15. The Plaintiff did not venture to shift that burden at all. There is therefore the very likelihood that Defendant would be put in difficulty to recover the monetary award if the appeal did succeed.
16. In my view however, the interest of justice would require the Defendant to provide security for the due performance of the decree. I will therefore order that Defendant do provide Kshs. 2. 5 million which amount shall be placed in an account in the joint names of the Advocates in this matter.

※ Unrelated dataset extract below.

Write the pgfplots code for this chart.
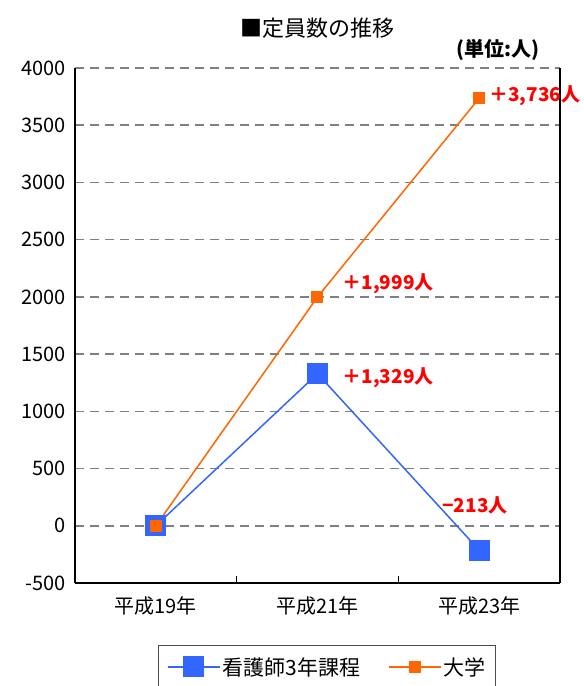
\documentclass[border=0pt]{standalone}
\usepackage{fontspec}
\setmainfont{Noto Sans CJK JP}
\usepackage{pgfplots}
\pgfplotsset{compat=1.18}
\definecolor{sblue}{HTML}{3366FF}
\definecolor{sorange}{HTML}{FF6600}
\definecolor{lred}{HTML}{FF0000}
\begin{document}
\begin{tikzpicture}
\begin{axis}[
  at={(0pt,0pt)}, anchor=south west, scale only axis,
  width=485pt, height=515pt,
  xmin=-0.5, xmax=2.5, ymin=-500, ymax=4000,
  axis x line*=bottom, axis y line*=box,
  axis line style={black, line width=1.5pt},
  ytick={-500,0,500,1000,1500,2000,2500,3000,3500,4000},
  xtick={0,1,2}, xticklabels={平成19年,平成21年,平成23年},
  major tick length=0pt,
  extra x ticks={0.5,1.5}, extra x tick labels={},
  extra x tick style={major tick length=7pt, tick align=inside, tick style={black, line width=1pt}, grid=none},
  ymajorgrids=true,
  grid style={gray, line width=1.6pt, dash pattern=on 9pt off 6pt},
  /pgf/number format/1000 sep={},
  /pgf/number format/assume math mode=true,
  yticklabel style={font=\fontsize{20}{22}\selectfont, xshift=-6pt},
  xticklabel style={font=\fontsize{20}{22}\selectfont, yshift=-10pt},
  legend style={at={(rel axis cs:0.52,-0.12)}, anchor=north, legend columns=2,
    draw=black!70, line width=1pt, font=\fontsize{21}{23}\selectfont,
    inner ysep=10pt, inner xsep=8pt,
    /tikz/every even column/.append style={column sep=26pt}},
  legend image code/.code={\draw[mark repeat=2,mark phase=2,#1] plot coordinates {(0pt,0pt) (26pt,0pt) (52pt,0pt)};},
  clip=false,
]
\addplot[sblue, line width=1.5pt, mark=square*, mark size=10pt, mark options={solid, fill=sblue, draw=sblue, line width=0pt}]
  coordinates {(0,0) (1,1329) (2,-213)};
\addlegendentry{看護師3年課程}
\addplot[sorange, line width=1.5pt, mark=square*, mark size=5.5pt, mark options={solid, fill=sorange, draw=sorange, line width=0pt}]
  coordinates {(0,0) (1,1999) (2,3736)};
\addlegendentry{大学}
\node[anchor=west, text=lred, font=\bfseries\fontsize{19}{21}\selectfont, inner sep=0pt] at (axis cs:2,3736) [xshift=10pt, yshift=2pt] {＋3,736人};
\node[anchor=west, text=lred, font=\bfseries\fontsize{19}{21}\selectfont, inner sep=0pt] at (axis cs:1,1999) [xshift=25pt, yshift=13pt] {＋1,999人};
\node[anchor=west, text=lred, font=\bfseries\fontsize{19}{21}\selectfont, inner sep=0pt] at (axis cs:1,1329) [xshift=25pt, yshift=-4pt] {＋1,329人};
\node[anchor=west, text=lred, font=\bfseries\fontsize{19}{21}\selectfont, inner sep=0pt] at (axis cs:2,-213) [xshift=-37pt, yshift=45pt] {−213人};
\end{axis}
\node[font=\fontsize{22}{24}\selectfont] at (242.5pt,555pt) {■定員数の推移};
\node[anchor=east, font=\bfseries\fontsize{20}{22}\selectfont, inner sep=0pt] at (465pt,533pt) {(単位:人)};
\pgfresetboundingbox
\useasboundingbox (-75pt,-103pt) rectangle (509pt,583pt);
\end{tikzpicture}
\end{document}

17. In summary therefore these are the orders of the Court-
a. There shall be stay of execution of payment of Kshs. 2. 5 million to the Plaintiff until the hearing and determination of the appeal by the Defendant on condition that the Defendant does within twenty one (21) days from this date hereof provide Kshs. 2. 5 million which shall be deposited in an interest earning joint account of the Advocates representing the parties in this case. For the avoidance of doubt the stay herein granted does not relate to the mandatory injunction requiring the Defendant to release the Plaintiff’s motor vehicle registration No. KAY 240S.
b. The costs of Notice of Motion dated 4th April 2014 shall abide with the outcome of the appeal.
c. The Court assesses, as it had indicated it would do in this Ruling, the Defendant’s costs for attendance on 9th April 2014 at Kshs. 4,000/-.
Orders accordingly.
DATED and DELIVERED at MOMBASA this 18TH day of SEPTEMBER, 2014.